WHAT IS REQUIRED: Below is a listing; print exactly its lines from the one containing "Clone this chart in seaborn and matplotlib." down to the one containing "import seaborn as sns", both inclusive, with every picture left out.

MATERIAL:

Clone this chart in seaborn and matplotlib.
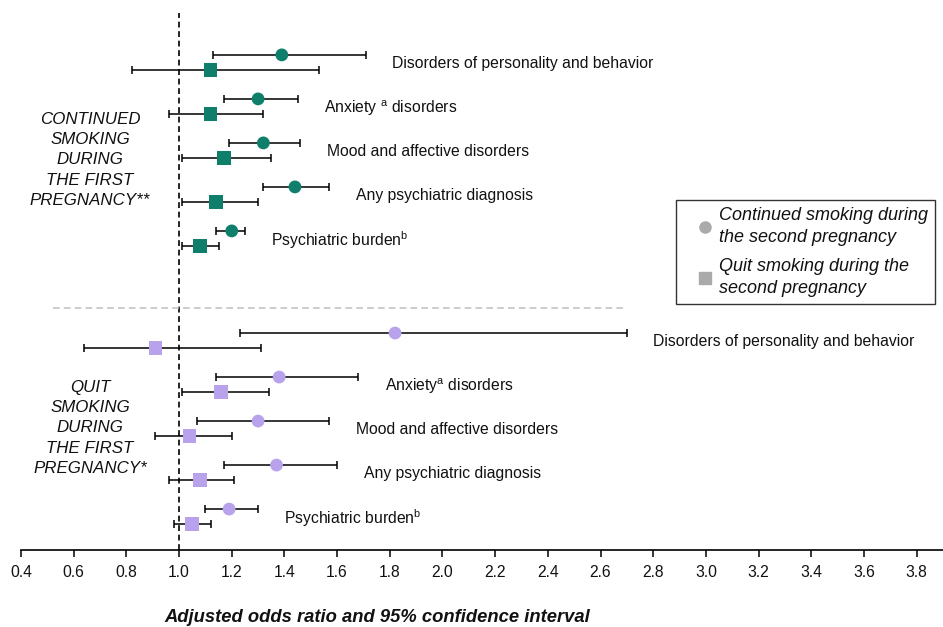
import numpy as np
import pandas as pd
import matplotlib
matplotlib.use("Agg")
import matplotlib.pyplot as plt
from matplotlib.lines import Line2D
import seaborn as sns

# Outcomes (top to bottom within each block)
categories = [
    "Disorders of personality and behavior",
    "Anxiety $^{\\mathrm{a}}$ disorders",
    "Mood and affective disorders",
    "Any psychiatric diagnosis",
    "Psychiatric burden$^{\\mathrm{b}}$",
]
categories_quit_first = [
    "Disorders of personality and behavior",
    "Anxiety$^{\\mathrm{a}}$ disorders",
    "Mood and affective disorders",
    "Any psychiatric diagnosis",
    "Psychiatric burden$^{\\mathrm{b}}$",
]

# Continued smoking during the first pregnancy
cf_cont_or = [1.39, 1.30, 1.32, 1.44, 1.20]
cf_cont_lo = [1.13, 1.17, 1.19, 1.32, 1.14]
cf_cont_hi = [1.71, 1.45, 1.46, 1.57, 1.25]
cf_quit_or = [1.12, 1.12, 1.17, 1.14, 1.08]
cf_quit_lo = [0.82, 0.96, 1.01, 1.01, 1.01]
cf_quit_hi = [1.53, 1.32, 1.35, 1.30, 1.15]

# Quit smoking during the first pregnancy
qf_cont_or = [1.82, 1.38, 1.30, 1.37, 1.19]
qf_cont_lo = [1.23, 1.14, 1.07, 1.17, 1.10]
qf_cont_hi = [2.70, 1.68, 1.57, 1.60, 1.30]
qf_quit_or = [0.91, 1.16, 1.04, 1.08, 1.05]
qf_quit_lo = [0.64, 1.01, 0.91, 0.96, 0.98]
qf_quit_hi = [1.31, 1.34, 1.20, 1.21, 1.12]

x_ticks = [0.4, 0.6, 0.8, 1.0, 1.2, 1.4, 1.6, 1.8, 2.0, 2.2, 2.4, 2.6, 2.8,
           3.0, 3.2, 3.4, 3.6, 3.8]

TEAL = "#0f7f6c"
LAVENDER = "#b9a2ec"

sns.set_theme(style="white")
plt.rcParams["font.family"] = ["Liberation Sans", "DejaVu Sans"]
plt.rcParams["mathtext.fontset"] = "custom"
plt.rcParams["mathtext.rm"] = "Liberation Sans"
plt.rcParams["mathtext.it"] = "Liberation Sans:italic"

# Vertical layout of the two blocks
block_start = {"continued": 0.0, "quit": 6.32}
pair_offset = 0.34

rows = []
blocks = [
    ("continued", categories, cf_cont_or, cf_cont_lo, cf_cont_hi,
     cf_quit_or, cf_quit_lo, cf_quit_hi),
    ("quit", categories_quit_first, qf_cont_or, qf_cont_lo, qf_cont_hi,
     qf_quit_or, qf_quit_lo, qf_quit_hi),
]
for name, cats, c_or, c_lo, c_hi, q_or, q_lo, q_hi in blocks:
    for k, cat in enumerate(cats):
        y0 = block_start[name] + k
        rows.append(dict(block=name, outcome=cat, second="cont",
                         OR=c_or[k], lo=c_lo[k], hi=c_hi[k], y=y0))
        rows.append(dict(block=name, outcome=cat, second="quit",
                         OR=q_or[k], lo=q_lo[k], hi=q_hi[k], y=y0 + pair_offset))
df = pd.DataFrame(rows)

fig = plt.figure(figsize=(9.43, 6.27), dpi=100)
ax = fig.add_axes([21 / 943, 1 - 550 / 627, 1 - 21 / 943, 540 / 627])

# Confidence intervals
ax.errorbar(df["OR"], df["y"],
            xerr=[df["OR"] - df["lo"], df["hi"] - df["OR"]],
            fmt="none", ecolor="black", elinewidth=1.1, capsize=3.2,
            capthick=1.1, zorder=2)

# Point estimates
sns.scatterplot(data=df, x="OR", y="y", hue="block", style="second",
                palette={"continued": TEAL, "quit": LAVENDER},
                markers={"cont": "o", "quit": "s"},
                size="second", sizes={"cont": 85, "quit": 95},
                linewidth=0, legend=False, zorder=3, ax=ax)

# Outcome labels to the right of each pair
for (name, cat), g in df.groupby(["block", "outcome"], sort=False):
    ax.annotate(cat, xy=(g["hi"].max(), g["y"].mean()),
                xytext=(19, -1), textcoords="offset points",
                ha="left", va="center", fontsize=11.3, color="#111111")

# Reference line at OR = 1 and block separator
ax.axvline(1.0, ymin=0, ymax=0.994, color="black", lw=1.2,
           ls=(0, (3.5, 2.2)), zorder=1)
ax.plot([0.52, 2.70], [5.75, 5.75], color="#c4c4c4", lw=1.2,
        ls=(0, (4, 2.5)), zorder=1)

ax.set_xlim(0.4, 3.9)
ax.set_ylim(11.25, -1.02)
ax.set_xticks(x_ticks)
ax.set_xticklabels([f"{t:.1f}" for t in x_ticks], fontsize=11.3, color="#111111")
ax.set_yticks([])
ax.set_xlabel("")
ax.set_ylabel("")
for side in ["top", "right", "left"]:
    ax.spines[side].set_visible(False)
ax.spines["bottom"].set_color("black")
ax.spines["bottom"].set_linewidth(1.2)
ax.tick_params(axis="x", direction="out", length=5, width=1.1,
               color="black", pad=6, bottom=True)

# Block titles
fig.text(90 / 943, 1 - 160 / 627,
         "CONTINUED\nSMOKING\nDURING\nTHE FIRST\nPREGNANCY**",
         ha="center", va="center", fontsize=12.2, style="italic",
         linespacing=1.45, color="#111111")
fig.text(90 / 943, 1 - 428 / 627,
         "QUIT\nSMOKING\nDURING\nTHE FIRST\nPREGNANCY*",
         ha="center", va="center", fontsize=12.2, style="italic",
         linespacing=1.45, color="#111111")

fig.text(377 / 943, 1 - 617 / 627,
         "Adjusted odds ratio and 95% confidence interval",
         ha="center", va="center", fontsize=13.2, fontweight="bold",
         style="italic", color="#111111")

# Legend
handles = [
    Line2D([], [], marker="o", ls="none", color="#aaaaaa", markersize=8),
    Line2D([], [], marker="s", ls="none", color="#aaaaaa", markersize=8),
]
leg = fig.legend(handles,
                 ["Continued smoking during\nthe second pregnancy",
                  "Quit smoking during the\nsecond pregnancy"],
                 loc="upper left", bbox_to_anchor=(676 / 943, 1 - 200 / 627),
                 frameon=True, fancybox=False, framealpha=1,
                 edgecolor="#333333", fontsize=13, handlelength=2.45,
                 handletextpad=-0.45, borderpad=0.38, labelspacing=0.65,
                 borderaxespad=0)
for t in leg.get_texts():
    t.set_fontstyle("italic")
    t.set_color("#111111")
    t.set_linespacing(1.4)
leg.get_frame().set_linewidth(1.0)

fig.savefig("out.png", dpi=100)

...

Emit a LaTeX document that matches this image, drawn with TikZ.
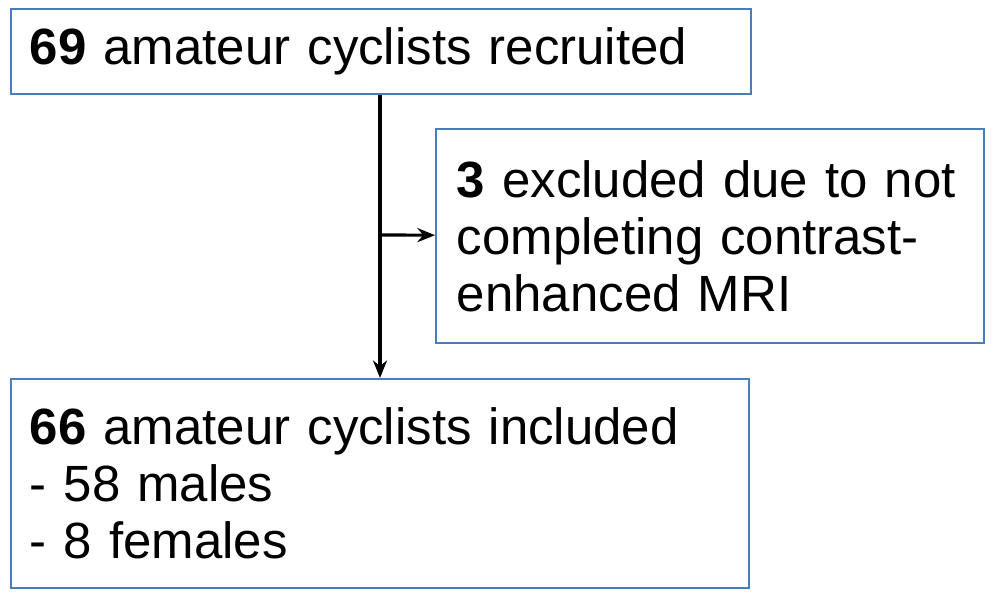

---

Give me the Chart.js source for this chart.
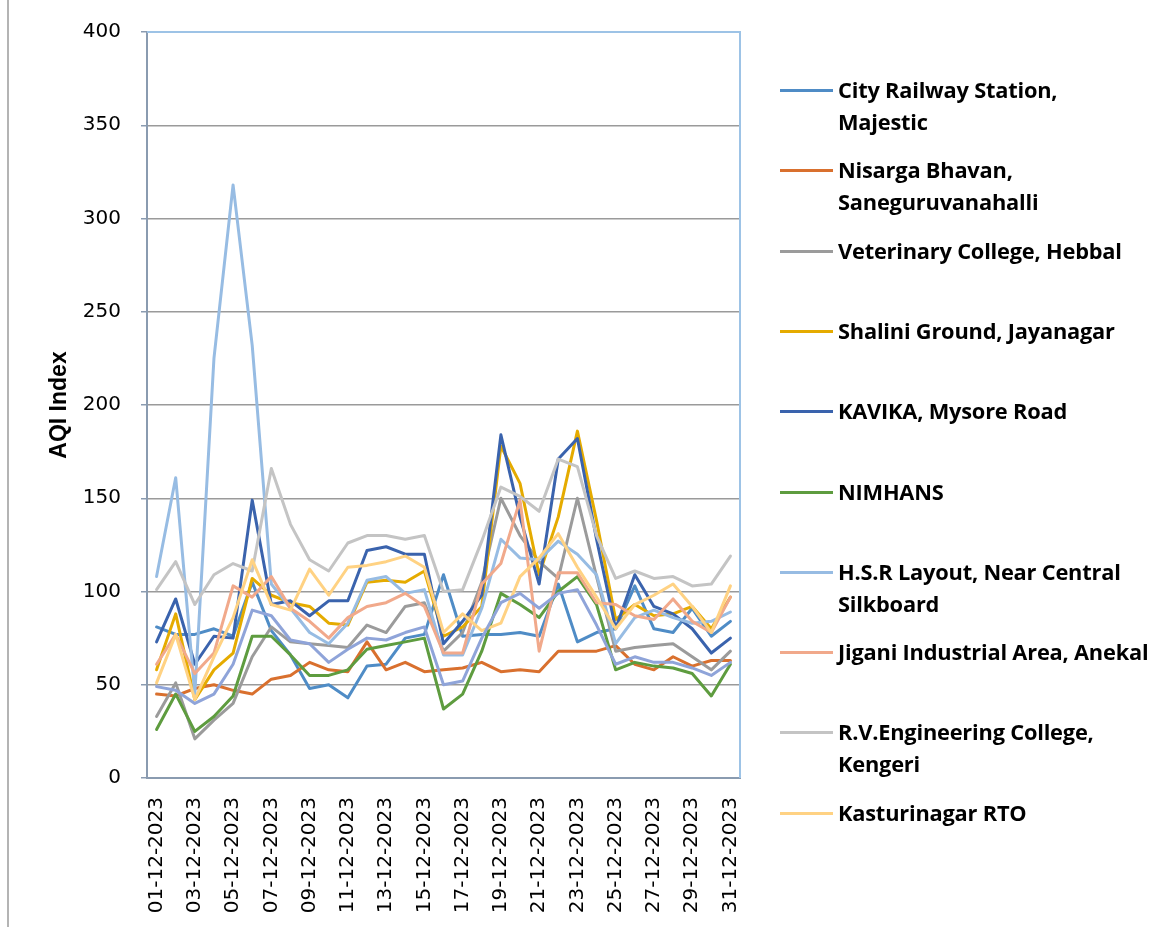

RESULT OF THE EXERCISE:
Clone this chart in seaborn and matplotlib.
import numpy as np
import pandas as pd
import matplotlib
matplotlib.use("Agg")
import matplotlib.pyplot as plt
from matplotlib.lines import Line2D
import seaborn as sns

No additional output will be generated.